Interesting, especially as I've given up on trying to read and understand p6i in the last year. I had wanted to see BooK's Net::Proxy talk (highly acclaimed by everyone I spoke to who'd been to it) but ended up staying for Richard Dice's talk which was slightly dry to begin with, but was actually fascinating. Richard looked at various data about Perl, at the point of view of management and consultancies, and gave a convincing case for the importance of the role of The Perl Foundation.
Damian spoke about positronic variables. OK, as a concept, this didn't work out as useful and intuitive as Quantum Superpositions, but a Damian talk is something to be seen. A non-programmer could attend a Damian talk and be entertained. A great combination of research, improbable connections, silly surrealism, programming bravura, photoshop and theatre.
The sponsors of the "Jobs Fair" spoke for "5 minutes" each. This overran somewhat though, meaning that there was no time for coffee before Dominus's Repair Shop and Red Flags.

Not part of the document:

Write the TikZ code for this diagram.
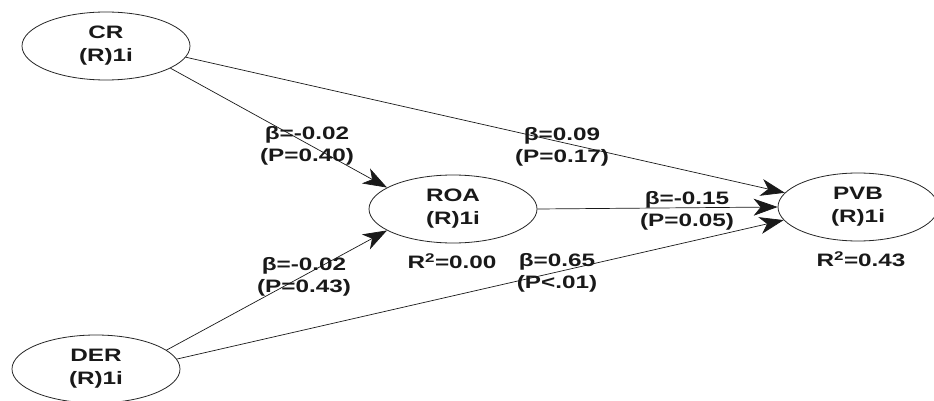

OK, I'd have like to have seen various of the other talks, especially JJ on Functional Programming and the POE hackathon, but I've read Dominus's material on Red Flags, and wanted to see him perform it as he's a great speaker.
Didn't think all the examples worked as well as in the articles, but a great and useful talk.
I missed clkao's talks on Jifty, as I've recently been playing with Moose. Stevan's talk was a little dry but I think communicated a lot of the advantages and excitement around Moose. Yuval's talk was inspiring in scope (his toy project MO uses a set of purely functional transforms to do very clever things to object model stuff) but was maybe a little overdetailed and I couldn't follow it very well.
Clash of the Titans
Dominus vs the Damian. How else would you schedule this? I'd seen Damian's Perl 6 update five or so years ago in Paris, decided to go for Dominus on functional parsing. Funnily enough, this is more or less the only chapter in HOP that I understand, so it was a useful refresher more than anything.
Some of the best lightning talks aren't:
BooK presented this year's French Perl Workshop with a cleverly put together video ("Iasse! Oui nide iou!")
A German from $foo presented Win32::GuiTest using... Win32::GuiTest. Fantastic (he had to move the mouse once to get the testing tool started again... but we'll let him off).
Cog did the last talk... and it overran just a little
Other stuff of note: Abigail complaining that File::Copy is broken, parsing OCR using Regexps, a comparison of image processing tools (conclusion: use Imager for processing, GD for creation), Juerd explained a simple workaround to make unicode string handling consistent.
The value of advance preparation and remembering where you put things.
If I'd prepared my slides earlier, I could have seen various intersting sounding talks about AI, the debugger, demerphq on regular expressions, Abigail on solving sudoku with regexps, and Gerard Goossen's talk about MAD and another cog talk (on how NOT to write a Perl resume...)
But first of all I was working on my slides. The great thing about having slides which are 95% complete is that they will stay 95% complete for ages until I get enough adrenalin kick to finish them.
Then I mislaid my bag. In the office with the auction goodies. Thanks to the lovely organizers for their patience and for seeking me out before I cancelled I of my cards.
I would quite happily have seen the utterly lovely Karen Pauley, and mock's talk on scalable data collections looked intersting but... it's probably polite to attend your own talk.